▶ [What to do]
Carry none of the pictures over; set down the material below exactly.
────────────────
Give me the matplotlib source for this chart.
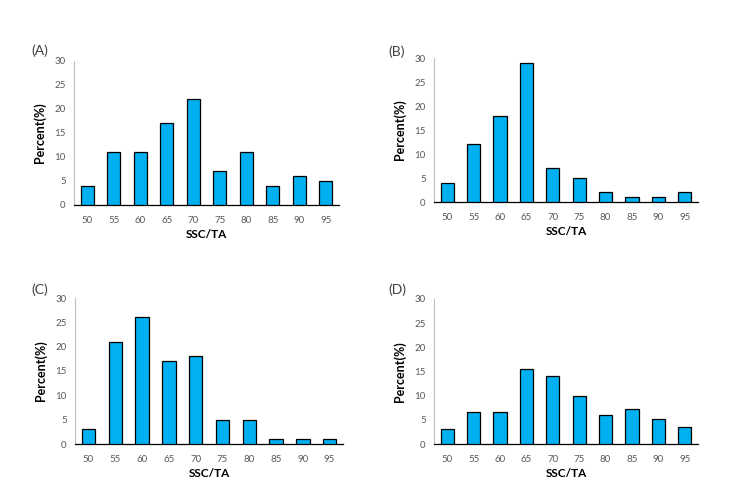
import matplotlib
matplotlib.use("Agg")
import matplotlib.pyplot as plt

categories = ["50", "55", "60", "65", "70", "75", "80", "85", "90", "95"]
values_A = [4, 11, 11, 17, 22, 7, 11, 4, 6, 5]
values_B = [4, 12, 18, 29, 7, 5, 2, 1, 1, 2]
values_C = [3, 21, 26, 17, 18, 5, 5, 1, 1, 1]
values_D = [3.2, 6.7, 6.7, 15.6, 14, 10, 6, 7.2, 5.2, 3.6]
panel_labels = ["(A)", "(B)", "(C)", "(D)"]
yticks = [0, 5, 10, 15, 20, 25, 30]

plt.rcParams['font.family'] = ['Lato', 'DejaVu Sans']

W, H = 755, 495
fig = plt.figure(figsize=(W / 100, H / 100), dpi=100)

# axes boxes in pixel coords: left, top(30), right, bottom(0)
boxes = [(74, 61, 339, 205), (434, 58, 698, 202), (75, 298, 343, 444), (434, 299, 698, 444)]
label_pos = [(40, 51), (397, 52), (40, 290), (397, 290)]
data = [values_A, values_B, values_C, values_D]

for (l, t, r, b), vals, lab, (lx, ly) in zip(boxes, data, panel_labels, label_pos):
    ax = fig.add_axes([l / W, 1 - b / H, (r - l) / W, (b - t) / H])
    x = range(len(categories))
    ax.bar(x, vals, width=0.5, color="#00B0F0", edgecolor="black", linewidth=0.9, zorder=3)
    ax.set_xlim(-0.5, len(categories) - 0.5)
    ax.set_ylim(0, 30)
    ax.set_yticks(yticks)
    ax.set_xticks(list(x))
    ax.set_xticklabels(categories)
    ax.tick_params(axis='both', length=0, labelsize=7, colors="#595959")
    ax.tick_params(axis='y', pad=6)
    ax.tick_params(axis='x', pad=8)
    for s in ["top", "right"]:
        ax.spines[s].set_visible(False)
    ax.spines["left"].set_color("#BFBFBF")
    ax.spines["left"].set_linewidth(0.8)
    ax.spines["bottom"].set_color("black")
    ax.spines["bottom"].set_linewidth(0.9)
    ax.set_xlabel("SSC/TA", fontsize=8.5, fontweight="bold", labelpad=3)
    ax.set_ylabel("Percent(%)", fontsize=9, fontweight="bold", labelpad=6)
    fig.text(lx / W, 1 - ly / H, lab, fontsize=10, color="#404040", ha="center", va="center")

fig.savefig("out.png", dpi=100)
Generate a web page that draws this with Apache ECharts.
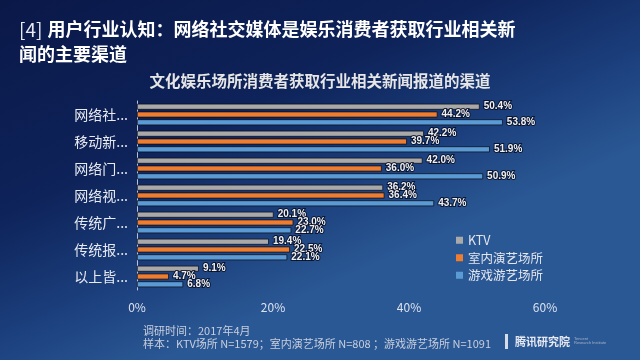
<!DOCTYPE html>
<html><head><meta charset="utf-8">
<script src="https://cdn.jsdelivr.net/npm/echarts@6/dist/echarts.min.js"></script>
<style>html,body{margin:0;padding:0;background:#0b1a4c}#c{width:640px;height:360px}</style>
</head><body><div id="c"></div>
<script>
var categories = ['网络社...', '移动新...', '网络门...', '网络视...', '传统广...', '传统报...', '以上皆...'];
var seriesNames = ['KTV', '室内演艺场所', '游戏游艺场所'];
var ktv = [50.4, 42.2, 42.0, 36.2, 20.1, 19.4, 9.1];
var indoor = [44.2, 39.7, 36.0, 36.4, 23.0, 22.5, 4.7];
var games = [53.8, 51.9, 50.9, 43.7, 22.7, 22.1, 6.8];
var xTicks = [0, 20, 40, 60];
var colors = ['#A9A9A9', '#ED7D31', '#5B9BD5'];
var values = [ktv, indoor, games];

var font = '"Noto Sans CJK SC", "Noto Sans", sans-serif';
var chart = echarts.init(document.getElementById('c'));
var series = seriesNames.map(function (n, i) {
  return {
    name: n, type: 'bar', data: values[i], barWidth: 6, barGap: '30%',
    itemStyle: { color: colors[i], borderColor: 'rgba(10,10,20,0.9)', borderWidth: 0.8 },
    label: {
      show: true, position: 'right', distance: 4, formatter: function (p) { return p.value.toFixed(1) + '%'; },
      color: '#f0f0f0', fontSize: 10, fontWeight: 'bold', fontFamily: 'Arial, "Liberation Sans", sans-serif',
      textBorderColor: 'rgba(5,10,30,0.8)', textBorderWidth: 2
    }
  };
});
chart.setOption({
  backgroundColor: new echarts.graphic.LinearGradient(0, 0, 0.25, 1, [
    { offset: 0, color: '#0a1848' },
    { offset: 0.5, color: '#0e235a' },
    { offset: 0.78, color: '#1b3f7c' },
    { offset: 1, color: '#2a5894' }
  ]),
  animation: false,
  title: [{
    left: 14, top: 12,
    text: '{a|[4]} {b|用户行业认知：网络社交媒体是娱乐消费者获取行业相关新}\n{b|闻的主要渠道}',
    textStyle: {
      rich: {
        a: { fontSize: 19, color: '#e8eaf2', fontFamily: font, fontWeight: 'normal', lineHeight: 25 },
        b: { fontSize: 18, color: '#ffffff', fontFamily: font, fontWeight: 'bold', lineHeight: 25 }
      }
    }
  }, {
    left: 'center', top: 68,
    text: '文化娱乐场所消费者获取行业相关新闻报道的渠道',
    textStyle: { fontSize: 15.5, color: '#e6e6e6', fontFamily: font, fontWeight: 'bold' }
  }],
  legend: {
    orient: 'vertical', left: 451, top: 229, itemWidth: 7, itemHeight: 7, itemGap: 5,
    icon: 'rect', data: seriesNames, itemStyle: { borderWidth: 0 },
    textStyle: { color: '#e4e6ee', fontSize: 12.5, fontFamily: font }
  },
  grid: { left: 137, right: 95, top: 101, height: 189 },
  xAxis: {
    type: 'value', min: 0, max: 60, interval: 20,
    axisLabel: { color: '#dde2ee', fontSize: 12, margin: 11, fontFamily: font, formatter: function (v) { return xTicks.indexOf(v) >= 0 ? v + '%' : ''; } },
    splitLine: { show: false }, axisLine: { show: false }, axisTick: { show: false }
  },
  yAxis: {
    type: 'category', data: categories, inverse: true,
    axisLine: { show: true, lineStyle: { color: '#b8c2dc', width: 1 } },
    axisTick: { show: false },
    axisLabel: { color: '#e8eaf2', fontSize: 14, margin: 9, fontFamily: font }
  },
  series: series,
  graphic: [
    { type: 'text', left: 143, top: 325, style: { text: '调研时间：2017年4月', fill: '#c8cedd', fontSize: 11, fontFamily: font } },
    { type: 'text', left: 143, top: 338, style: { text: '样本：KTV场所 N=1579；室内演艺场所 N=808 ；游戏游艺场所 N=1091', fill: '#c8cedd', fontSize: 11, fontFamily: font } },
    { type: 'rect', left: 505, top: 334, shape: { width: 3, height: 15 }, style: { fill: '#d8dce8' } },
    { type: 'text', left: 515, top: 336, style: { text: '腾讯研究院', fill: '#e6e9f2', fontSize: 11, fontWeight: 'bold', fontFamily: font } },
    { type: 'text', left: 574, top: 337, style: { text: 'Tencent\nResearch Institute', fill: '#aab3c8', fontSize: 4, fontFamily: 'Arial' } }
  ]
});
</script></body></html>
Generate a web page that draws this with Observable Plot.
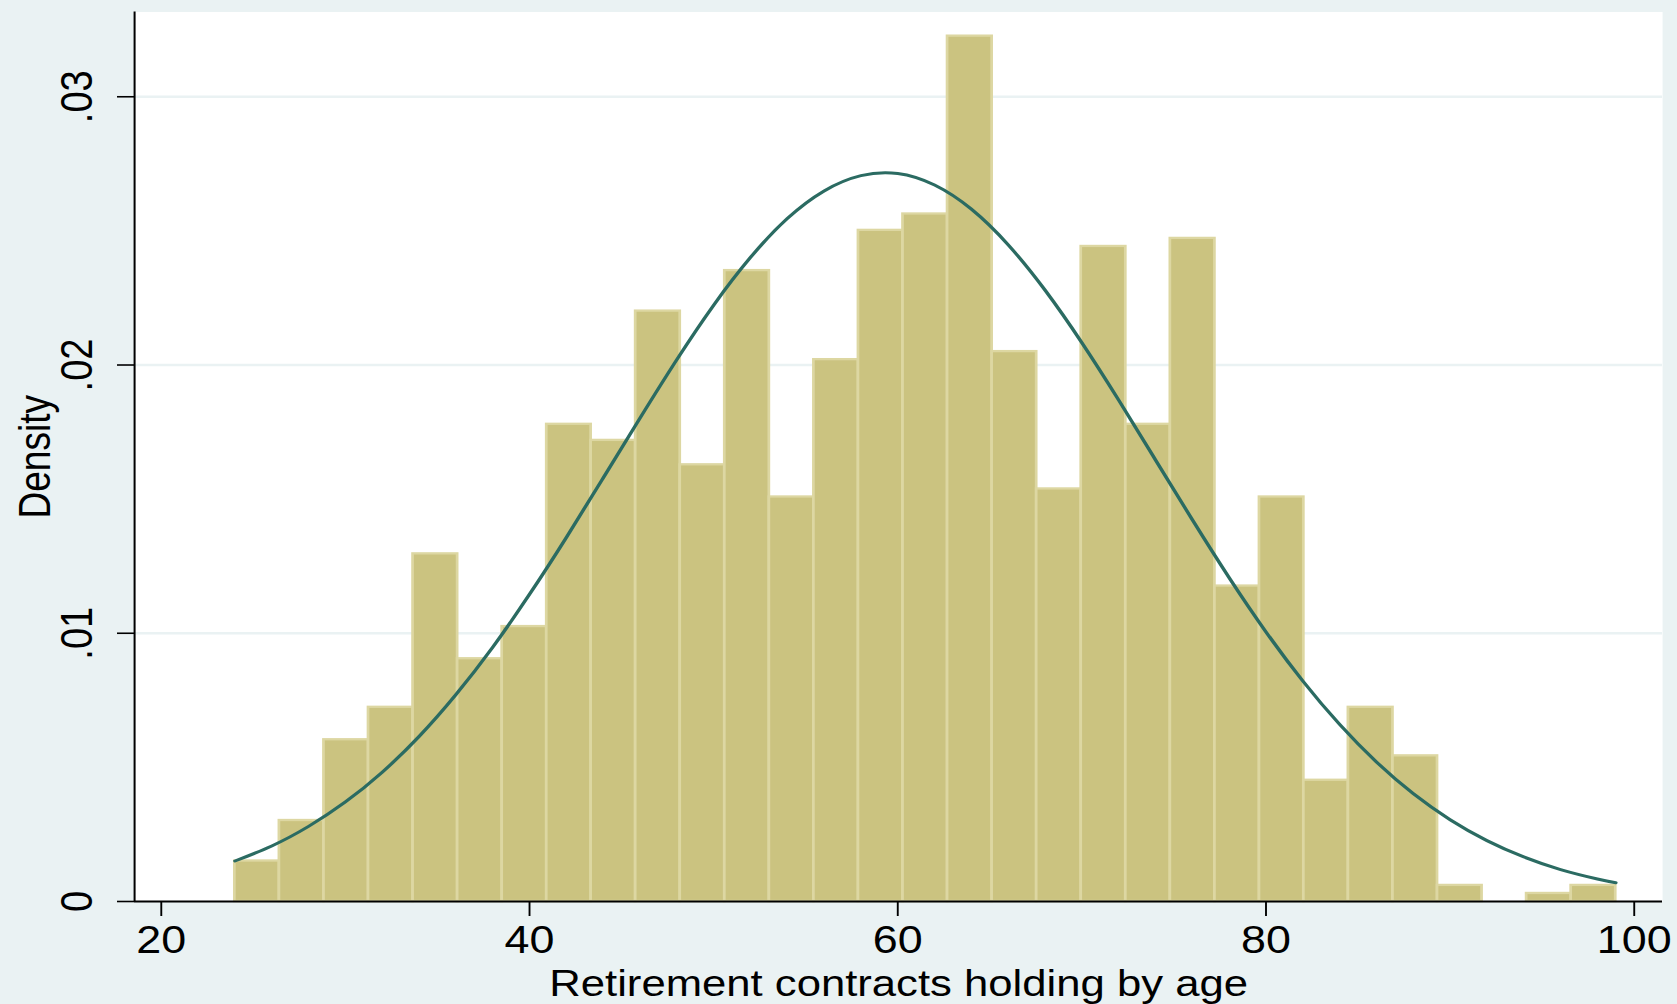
────────────────
▶ [Reply to the exercise]
Give me the matplotlib source for this chart.
import matplotlib
matplotlib.use("Agg")
import matplotlib.pyplot as plt

categories = ["50", "55", "60", "65", "70", "75", "80", "85", "90", "95"]
values_A = [4, 11, 11, 17, 22, 7, 11, 4, 6, 5]
values_B = [4, 12, 18, 29, 7, 5, 2, 1, 1, 2]
values_C = [3, 21, 26, 17, 18, 5, 5, 1, 1, 1]
values_D = [3.2, 6.7, 6.7, 15.6, 14, 10, 6, 7.2, 5.2, 3.6]
panel_labels = ["(A)", "(B)", "(C)", "(D)"]
yticks = [0, 5, 10, 15, 20, 25, 30]

plt.rcParams['font.family'] = ['Lato', 'DejaVu Sans']

W, H = 755, 495
fig = plt.figure(figsize=(W / 100, H / 100), dpi=100)

# axes boxes in pixel coords: left, top(30), right, bottom(0)
boxes = [(74, 61, 339, 205), (434, 58, 698, 202), (75, 298, 343, 444), (434, 299, 698, 444)]
label_pos = [(40, 51), (397, 52), (40, 290), (397, 290)]
data = [values_A, values_B, values_C, values_D]

for (l, t, r, b), vals, lab, (lx, ly) in zip(boxes, data, panel_labels, label_pos):
    ax = fig.add_axes([l / W, 1 - b / H, (r - l) / W, (b - t) / H])
    x = range(len(categories))
    ax.bar(x, vals, width=0.5, color="#00B0F0", edgecolor="black", linewidth=0.9, zorder=3)
    ax.set_xlim(-0.5, len(categories) - 0.5)
    ax.set_ylim(0, 30)
    ax.set_yticks(yticks)
    ax.set_xticks(list(x))
    ax.set_xticklabels(categories)
    ax.tick_params(axis='both', length=0, labelsize=7, colors="#595959")
    ax.tick_params(axis='y', pad=6)
    ax.tick_params(axis='x', pad=8)
    for s in ["top", "right"]:
        ax.spines[s].set_visible(False)
    ax.spines["left"].set_color("#BFBFBF")
    ax.spines["left"].set_linewidth(0.8)
    ax.spines["bottom"].set_color("black")
    ax.spines["bottom"].set_linewidth(0.9)
    ax.set_xlabel("SSC/TA", fontsize=8.5, fontweight="bold", labelpad=3)
    ax.set_ylabel("Percent(%)", fontsize=9, fontweight="bold", labelpad=6)
    fig.text(lx / W, 1 - ly / H, lab, fontsize=10, color="#404040", ha="center", va="center")

fig.savefig("out.png", dpi=100)
Generate a web page that draws this with Apache ECharts.
<!DOCTYPE html>
<html><head><meta charset="utf-8">
<script src="https://cdn.jsdelivr.net/npm/echarts@6/dist/echarts.min.js"></script>
<style>html,body{margin:0;padding:0;background:#0b1a4c}#c{width:640px;height:360px}</style>
</head><body><div id="c"></div>
<script>
var categories = ['网络社...', '移动新...', '网络门...', '网络视...', '传统广...', '传统报...', '以上皆...'];
var seriesNames = ['KTV', '室内演艺场所', '游戏游艺场所'];
var ktv = [50.4, 42.2, 42.0, 36.2, 20.1, 19.4, 9.1];
var indoor = [44.2, 39.7, 36.0, 36.4, 23.0, 22.5, 4.7];
var games = [53.8, 51.9, 50.9, 43.7, 22.7, 22.1, 6.8];
var xTicks = [0, 20, 40, 60];
var colors = ['#A9A9A9', '#ED7D31', '#5B9BD5'];
var values = [ktv, indoor, games];

var font = '"Noto Sans CJK SC", "Noto Sans", sans-serif';
var chart = echarts.init(document.getElementById('c'));
var series = seriesNames.map(function (n, i) {
  return {
    name: n, type: 'bar', data: values[i], barWidth: 6, barGap: '30%',
    itemStyle: { color: colors[i], borderColor: 'rgba(10,10,20,0.9)', borderWidth: 0.8 },
    label: {
      show: true, position: 'right', distance: 4, formatter: function (p) { return p.value.toFixed(1) + '%'; },
      color: '#f0f0f0', fontSize: 10, fontWeight: 'bold', fontFamily: 'Arial, "Liberation Sans", sans-serif',
      textBorderColor: 'rgba(5,10,30,0.8)', textBorderWidth: 2
    }
  };
});
chart.setOption({
  backgroundColor: new echarts.graphic.LinearGradient(0, 0, 0.25, 1, [
    { offset: 0, color: '#0a1848' },
    { offset: 0.5, color: '#0e235a' },
    { offset: 0.78, color: '#1b3f7c' },
    { offset: 1, color: '#2a5894' }
  ]),
  animation: false,
  title: [{
    left: 14, top: 12,
    text: '{a|[4]} {b|用户行业认知：网络社交媒体是娱乐消费者获取行业相关新}\n{b|闻的主要渠道}',
    textStyle: {
      rich: {
        a: { fontSize: 19, color: '#e8eaf2', fontFamily: font, fontWeight: 'normal', lineHeight: 25 },
        b: { fontSize: 18, color: '#ffffff', fontFamily: font, fontWeight: 'bold', lineHeight: 25 }
      }
    }
  }, {
    left: 'center', top: 68,
    text: '文化娱乐场所消费者获取行业相关新闻报道的渠道',
    textStyle: { fontSize: 15.5, color: '#e6e6e6', fontFamily: font, fontWeight: 'bold' }
  }],
  legend: {
    orient: 'vertical', left: 451, top: 229, itemWidth: 7, itemHeight: 7, itemGap: 5,
    icon: 'rect', data: seriesNames, itemStyle: { borderWidth: 0 },
    textStyle: { color: '#e4e6ee', fontSize: 12.5, fontFamily: font }
  },
  grid: { left: 137, right: 95, top: 101, height: 189 },
  xAxis: {
    type: 'value', min: 0, max: 60, interval: 20,
    axisLabel: { color: '#dde2ee', fontSize: 12, margin: 11, fontFamily: font, formatter: function (v) { return xTicks.indexOf(v) >= 0 ? v + '%' : ''; } },
    splitLine: { show: false }, axisLine: { show: false }, axisTick: { show: false }
  },
  yAxis: {
    type: 'category', data: categories, inverse: true,
    axisLine: { show: true, lineStyle: { color: '#b8c2dc', width: 1 } },
    axisTick: { show: false },
    axisLabel: { color: '#e8eaf2', fontSize: 14, margin: 9, fontFamily: font }
  },
  series: series,
  graphic: [
    { type: 'text', left: 143, top: 325, style: { text: '调研时间：2017年4月', fill: '#c8cedd', fontSize: 11, fontFamily: font } },
    { type: 'text', left: 143, top: 338, style: { text: '样本：KTV场所 N=1579；室内演艺场所 N=808 ；游戏游艺场所 N=1091', fill: '#c8cedd', fontSize: 11, fontFamily: font } },
    { type: 'rect', left: 505, top: 334, shape: { width: 3, height: 15 }, style: { fill: '#d8dce8' } },
    { type: 'text', left: 515, top: 336, style: { text: '腾讯研究院', fill: '#e6e9f2', fontSize: 11, fontWeight: 'bold', fontFamily: font } },
    { type: 'text', left: 574, top: 337, style: { text: 'Tencent\nResearch Institute', fill: '#aab3c8', fontSize: 4, fontFamily: 'Arial' } }
  ]
});
</script></body></html>
Generate a web page that draws this with Observable Plot.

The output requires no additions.